**PROBLEM DESCRIPTION:** Where the string "matplotlib" occurs in the material below, report the whole line.

----- PROVIDED RECORDS -----

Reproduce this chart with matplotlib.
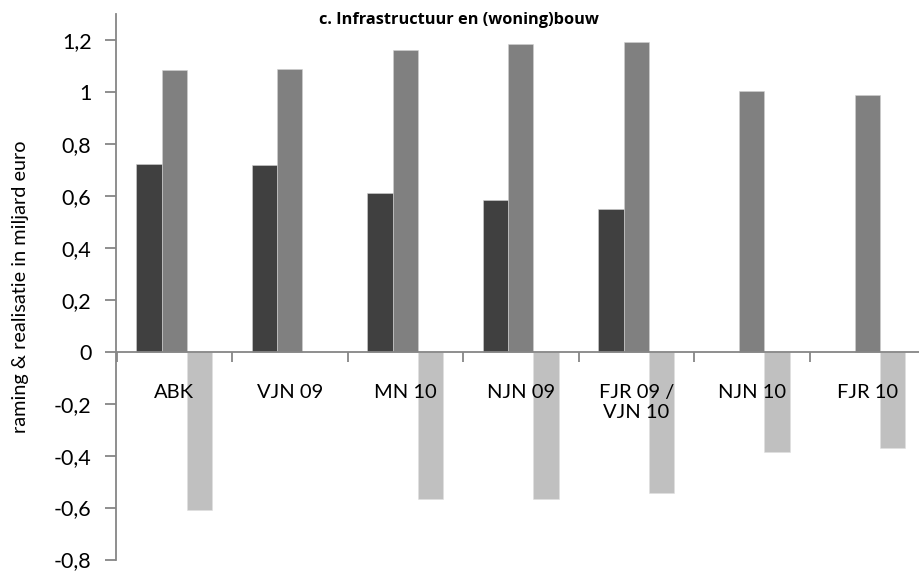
import numpy as np
import matplotlib
matplotlib.use("Agg")
import matplotlib.pyplot as plt
from matplotlib.ticker import FixedLocator, FuncFormatter

plt.rcParams['font.family'] = ['Lato', 'DejaVu Sans']

categories = ["ABK", "VJN 09", "MN 10", "NJN 09", "FJR 09 /\nVJN 10", "NJN 10", "FJR 10"]
series_dark = [0.723, 0.720, 0.610, 0.585, 0.551, np.nan, np.nan]
series_mid = [1.086, 1.089, 1.160, 1.185, 1.191, 1.003, 0.987]
series_light = [-0.610, np.nan, -0.569, -0.569, -0.543, -0.388, -0.371]
y_ticks = [-0.8, -0.6, -0.4, -0.2, 0, 0.2, 0.4, 0.6, 0.8, 1.0, 1.2]

title = "c. Infrastructuur en (woning)bouw"
ylabel = "raming & realisatie in miljard euro"

W, H = 919, 571
fig = plt.figure(figsize=(W / 100, H / 100), dpi=100)
left, right = 116.5, 925.0
top, bottom = 14.0, 559.5
ax = fig.add_axes([left / W, 1 - bottom / H, (right - left) / W, (bottom - top) / H])

axis_gray = "#868686"
x = np.arange(len(categories))
bw = 0.22
ax.bar(x - bw, series_dark, bw, color="#404040", edgecolor="#d0d0d0", linewidth=0.4)
ax.bar(x, series_mid, bw, color="#808080", edgecolor="#d0d0d0", linewidth=0.4)
ax.bar(x + bw, series_light, bw, color="#c0c0c0", edgecolor="#e0e0e0", linewidth=0.4)

ax.set_xlim(-0.5, len(categories) - 0.5)
ax.set_ylim(-0.8, 1.3)

for s in ("top", "right"):
    ax.spines[s].set_visible(False)
ax.spines["left"].set_color(axis_gray)
ax.spines["left"].set_linewidth(1.3)
ax.spines["left"].set_bounds(-0.8, 1.3)
ax.spines["bottom"].set_position(("data", 0))
ax.spines["bottom"].set_color(axis_gray)
ax.spines["bottom"].set_linewidth(1.3)

ax.yaxis.set_major_locator(FixedLocator(y_ticks))
ax.yaxis.set_major_formatter(FuncFormatter(lambda v, p: ("%g" % round(v, 1)).replace(".", ",")))
ax.tick_params(axis="y", direction="out", length=8, width=1.3, color=axis_gray,
               labelsize=15.5, pad=10, labelcolor="#000000")

# boundary ticks on the zero line, category names centred between them
ax.xaxis.set_major_locator(FixedLocator(np.arange(len(categories) + 1) - 0.5))
ax.xaxis.set_major_formatter(FuncFormatter(lambda v, p: ""))
ax.xaxis.set_minor_locator(FixedLocator(x))
ax.set_xticklabels(categories, minor=True)
ax.tick_params(axis="x", which="major", direction="out", length=7, width=1.3, color=axis_gray)
ax.tick_params(axis="x", which="minor", length=0, labelsize=14.5, pad=23)
for lbl in ax.get_xticklabels(minor=True):
    lbl.set_linespacing(1.25)

fig.text(21 / W, 1 - 287 / H, ylabel, rotation=90, ha="center", va="center", fontsize=14.3)
fig.text(459 / W, 1 - 20 / H, title, ha="center", va="center", fontsize=11.8,
         fontweight="bold", family=["Open Sans", "DejaVu Sans"])

fig.savefig("out.png", dpi=100)
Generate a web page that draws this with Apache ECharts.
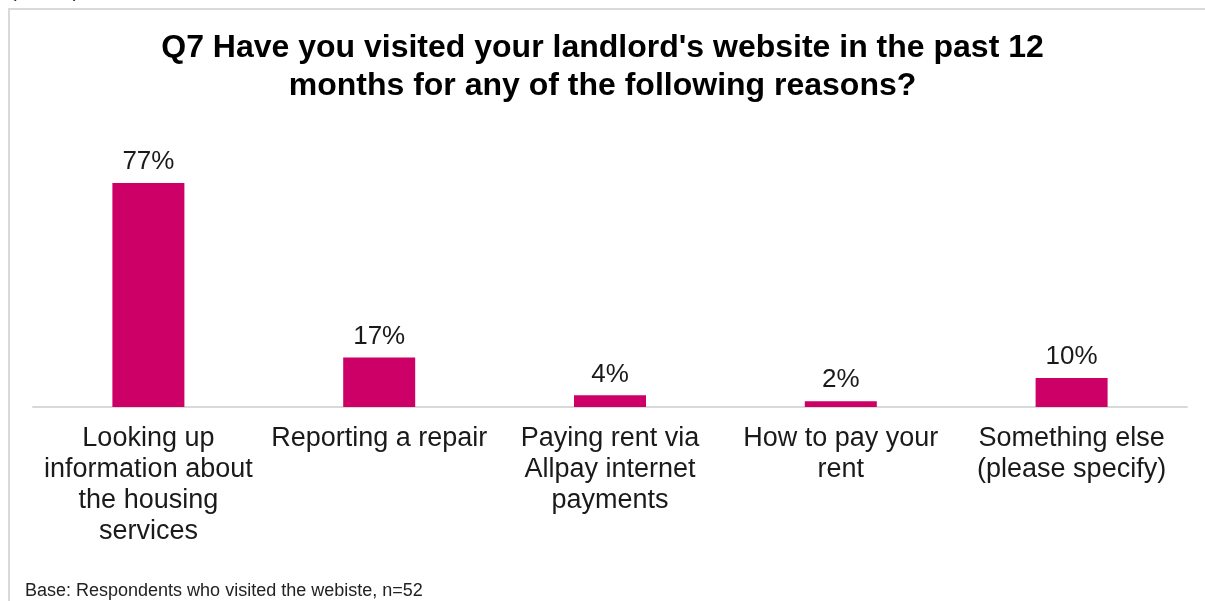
<!DOCTYPE html>
<html>
<head>
<meta charset="utf-8">
<script src="https://cdn.jsdelivr.net/npm/echarts@6/dist/echarts.min.js"></script>
<style>html,body{margin:0;padding:0;background:#fff}#c{width:1205px;height:601px}</style>
</head>
<body>
<div id="c"></div>
<script>
var titleText = "Q7 Have you visited your landlord's website in the past 12\nmonths for any of the following reasons?";
var categories = [
  "Looking up\ninformation about\nthe housing\nservices",
  "Reporting a repair",
  "Paying rent via\nAllpay internet\npayments",
  "How to pay your\nrent",
  "Something else\n(please specify)"
];
var values = [77, 17, 4, 2, 10];
var footnote = "Base: Respondents who visited the webiste, n=52";

var chart = echarts.init(document.getElementById('c'), null, {renderer: 'canvas'});
chart.setOption({
  animation: false,
  backgroundColor: '#ffffff',
  textStyle: {fontFamily: 'Liberation Sans, Arial, sans-serif'},
  graphic: [
    {type: 'rect', shape: {x: 9, y: 9, width: 1300, height: 700}, style: {fill: 'none', stroke: '#d9d9d9', lineWidth: 2}, z: -1},
    {type: 'text', left: 25, top: 582, style: {text: footnote, font: '18px "Liberation Sans", Arial, sans-serif', fill: '#222222'}},
    {type: 'text', left: 10, top: -19, style: {text: '(n=100)', font: '20px "Liberation Sans", Arial, sans-serif', fill: '#222222'}}
  ],
  title: {
    text: titleText,
    left: 'center',
    top: 24,
    textStyle: {fontSize: 32, fontWeight: 'bold', color: '#000000', lineHeight: 38, fontFamily: 'Liberation Sans, Arial, sans-serif'}
  },
  grid: {left: 33, right: 18, top: 116, bottom: 194, containLabel: false},
  xAxis: {
    type: 'category',
    data: categories,
    axisLine: {lineStyle: {color: '#d9d9d9', width: 2}},
    axisTick: {show: false},
    axisLabel: {interval: 0, fontSize: 27, lineHeight: 31, color: '#1a1a1a', margin: 16, verticalAlign: 'top'}
  },
  yAxis: {type: 'value', min: 0, max: 100, show: false, splitLine: {show: false}},
  series: [{
    type: 'bar',
    data: values,
    barWidth: 72,
    itemStyle: {color: '#CC0066'},
    label: {show: true, position: 'top', formatter: '{c}%', fontSize: 26, color: '#1a1a1a', distance: 8}
  }]
});
</script>
</body>
</html>
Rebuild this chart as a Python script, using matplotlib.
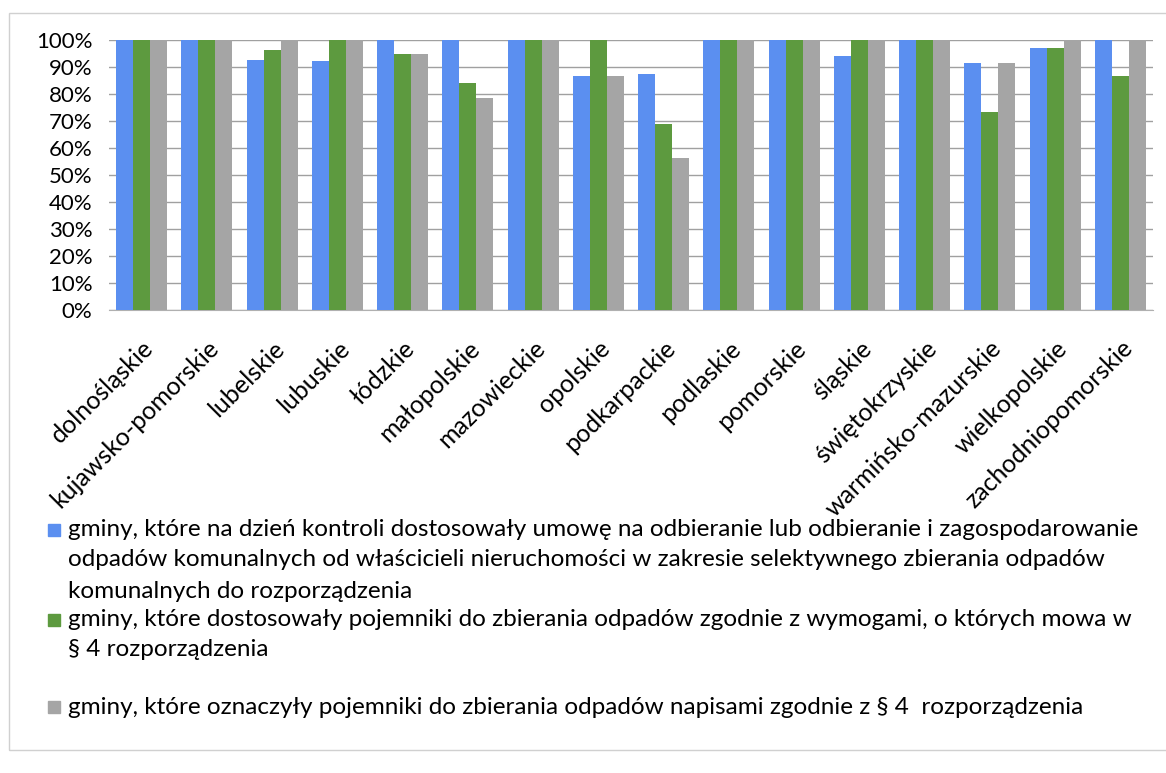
import numpy as np
import matplotlib.pyplot as plt
from matplotlib.patches import Rectangle
from matplotlib.ticker import PercentFormatter

plt.rcParams['font.family'] = ['Lato', 'DejaVu Sans']

# Województwa
wojewodztwa = ['dolnośląskie', 'kujawsko-pomorskie', 'lubelskie', 'lubuskie',
               'łódzkie', 'małopolskie', 'mazowieckie', 'opolskie',
               'podkarpackie', 'podlaskie', 'pomorskie', 'śląskie',
               'świętokrzyskie', 'warmińsko-mazurskie', 'wielkopolskie',
               'zachodniopomorskie']

# Odsetek gmin (%)
umowa = [100, 100, 92.5, 92.2, 100, 100, 100, 86.6, 87.5, 100, 100, 94, 100, 91.3, 97, 100]
pojemniki = [100, 100, 96.4, 100, 95, 84, 100, 100, 68.8, 100, 100, 100, 100, 73.5, 97, 86.5]
napisy = [100, 100, 100, 100, 95, 78.6, 100, 86.8, 56.2, 100, 100, 100, 100, 91.5, 100, 100]

# opisy serii (po liniach, jak w legendzie oryginału)
legenda = [
    ['gminy, które na dzień kontroli dostosowały umowę na odbieranie lub odbieranie i zagospodarowanie',
     'odpadów komunalnych od właścicieli nieruchomości w zakresie selektywnego zbierania odpadów',
     'komunalnych do rozporządzenia'],
    ['gminy, które dostosowały pojemniki do zbierania odpadów zgodnie z wymogami, o których mowa w',
     '§ 4 rozporządzenia'],
    ['gminy, które oznaczyły pojemniki do zbierania odpadów napisami zgodnie z § 4  rozporządzenia'],
]
kolory = ['#5b8ff0', '#5d9a3f', '#a5a5a5']

W, H = 1166, 773
fig = plt.figure(figsize=(W / 100, H / 100), dpi=100)
ax = fig.add_axes([109 / W, 1 - 310 / H, 1044 / W, 270 / H])

x = np.arange(len(wojewodztwa))
w = 0.26
for i, (vals, c) in enumerate(zip([umowa, pojemniki, napisy], kolory)):
    ax.bar(x + (i - 1) * w, vals, width=w, color=c, zorder=3)

ax.set_xlim(-0.5, len(wojewodztwa) - 0.5)
ax.set_ylim(0, 100)
ax.set_yticks(range(0, 101, 10))
ax.yaxis.set_major_formatter(PercentFormatter(decimals=0))
ax.grid(axis='y', color='#a0a0a0', linewidth=1, zorder=0)
for s in ['top', 'right', 'left']:
    ax.spines[s].set_visible(False)
ax.spines['bottom'].set_color('#b0b0b0')
ax.tick_params(axis='both', length=0)
ax.tick_params(axis='y', pad=12, labelsize=16)

ax.set_xticks(x)
ax.set_xticklabels(wojewodztwa, rotation=45, ha='right', rotation_mode='anchor',
                   fontsize=18)
ax.tick_params(axis='x', pad=19)

# legenda
linie_y = [[530, 560, 592], [620, 650], [707]]
for linie, ys, c in zip(legenda, linie_y, kolory):
    fig.patches.append(Rectangle((48 / W, 1 - (ys[0] + 6) / H), 12 / W, 12 / H,
                                 transform=fig.transFigure, color=c))
    for tekst, yy in zip(linie, ys):
        fig.text(68 / W, 1 - yy / H, tekst, fontsize=17.5, va='center')

# ramka
fig.patches.append(Rectangle((9 / W, 1 - 750 / H), 1180 / W, 737 / H,
                             transform=fig.transFigure, fill=False,
                             edgecolor='#d0d0d0', linewidth=1))

plt.savefig('out.png')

-----

**SOLVED EXERCISE:**
Reproduce this chart with matplotlib.
import matplotlib
matplotlib.use("Agg")
import matplotlib.pyplot as plt
from matplotlib.ticker import FixedLocator, FuncFormatter
Rebuild this chart as a Python script, using matplotlib.
import matplotlib.pyplot as plt
from matplotlib.patches import Rectangle
from matplotlib.ticker import PercentFormatter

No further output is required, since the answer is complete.